Wednesday, July 19, 2006

Fruit Stall

We were pleased to get out of the hustle and bustle of the big city. The open road is much quieter for one. Cairo is a big dirty noisy city. As fun as it was to visit, we are country folk and we're not accustomed to city life. What we all wanted was a shower and I could forsee a squabble over who got the first shower when we got back to the hotel in Sharm El Sheikh.

Once we had settled in George showed us his mosquito bites. At least I hope they are mosquito bites. Two on his arm and one on each knee. He's not used to having mosquito bites. We don't have many in our part of Scotland.

While still in the fertile Nile region, I noticed fruit stalls by the side of the road. Because I merely mentioned it, the bus pulled over so I could have a better look. I could really get used to being indulged like this. This fruit stand sold mangoes and two different varieties of melon. A yellow smooth skinned one (not a honeydew) and dear old watermelon. The watermelons were proper sized too. Not the bitty things that we get imported to the UK.

There were some goats being fed in a little makeshift sun shelter. The expensive cardboard boxes were to hold fruit going into the city. The other fruits were kept in homemade crates. I kept thinking of The Birdman of Alcatraz when I saw these crates. Remember in that movie how Burt Lancaster had made a bird cage by carefully slicing up a crate? There was a similar thing going on here.

They grew these mangoes and melons nearby. The mangoes were ripe and ready for eating.

Henry bought some mangoes to eat on the way down the road. They were only £1.5 per kilo (tourist price). Back in the UK they are £1.5 each and the never reach that super sweet tree ripened perfection that we've got at this fruit stall. The stall owner, probably the farmer himself peeled a couple of mangoes and handed them around. You've never seen a bunch of happier stickier faces.

Here is our guide having a nice mango. This guy speaks Arabic, Russian and English. Another graduate from the University of Cairo, working in the tourist industry. I think he told me that his degree was in Russian. Handy as there are loads of Russian tourists in Sharm El Sheikh.

I am grateful that we always travel with baby wipes. We really needed them to de-stickify after our festival of fruit. One of the yellow melons was purchased, sliced and put into our cooler for later.

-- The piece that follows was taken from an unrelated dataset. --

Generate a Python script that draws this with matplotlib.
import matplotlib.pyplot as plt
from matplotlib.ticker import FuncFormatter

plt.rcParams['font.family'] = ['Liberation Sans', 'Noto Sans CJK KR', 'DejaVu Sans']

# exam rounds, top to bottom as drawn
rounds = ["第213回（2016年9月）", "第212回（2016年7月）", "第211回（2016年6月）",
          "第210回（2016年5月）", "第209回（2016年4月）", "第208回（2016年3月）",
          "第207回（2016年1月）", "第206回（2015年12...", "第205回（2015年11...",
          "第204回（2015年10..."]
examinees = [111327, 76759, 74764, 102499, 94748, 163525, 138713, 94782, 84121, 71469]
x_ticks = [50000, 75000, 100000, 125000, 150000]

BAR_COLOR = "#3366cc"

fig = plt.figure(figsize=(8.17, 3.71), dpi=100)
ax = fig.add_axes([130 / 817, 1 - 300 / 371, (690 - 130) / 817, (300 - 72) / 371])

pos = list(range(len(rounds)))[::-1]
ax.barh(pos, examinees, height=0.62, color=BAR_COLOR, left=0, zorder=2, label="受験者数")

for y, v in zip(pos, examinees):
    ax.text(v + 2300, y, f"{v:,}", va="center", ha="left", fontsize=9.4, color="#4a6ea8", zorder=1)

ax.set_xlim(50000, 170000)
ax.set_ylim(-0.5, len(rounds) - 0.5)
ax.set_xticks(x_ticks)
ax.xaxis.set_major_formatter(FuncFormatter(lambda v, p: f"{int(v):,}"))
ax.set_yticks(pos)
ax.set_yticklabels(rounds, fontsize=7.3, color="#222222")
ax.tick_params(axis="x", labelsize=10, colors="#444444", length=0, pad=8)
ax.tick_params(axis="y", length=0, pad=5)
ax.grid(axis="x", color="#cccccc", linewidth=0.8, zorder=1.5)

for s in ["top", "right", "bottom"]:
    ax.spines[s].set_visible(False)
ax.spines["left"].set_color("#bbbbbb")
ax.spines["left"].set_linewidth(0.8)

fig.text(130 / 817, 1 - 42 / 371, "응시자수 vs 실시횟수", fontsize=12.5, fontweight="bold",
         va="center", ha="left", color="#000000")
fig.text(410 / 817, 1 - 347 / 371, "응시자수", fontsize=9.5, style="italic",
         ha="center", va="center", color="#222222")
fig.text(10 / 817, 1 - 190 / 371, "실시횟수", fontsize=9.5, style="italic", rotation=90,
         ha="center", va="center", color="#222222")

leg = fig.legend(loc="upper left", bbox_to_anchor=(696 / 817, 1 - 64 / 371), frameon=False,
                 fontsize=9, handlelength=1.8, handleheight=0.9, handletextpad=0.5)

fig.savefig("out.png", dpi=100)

Fuzzy photo of farmers with donkey cart across the road from the fruit stall. There were some women, dressed from head to foot in black herding some goats through the dusty scrub, but I failed to get a good or even blurry photo of them. After we left this area, we didn't see green in the landscape again.

1 comment:

Peggy said...

I'm glad you like it Saz! Its fun to write about it too.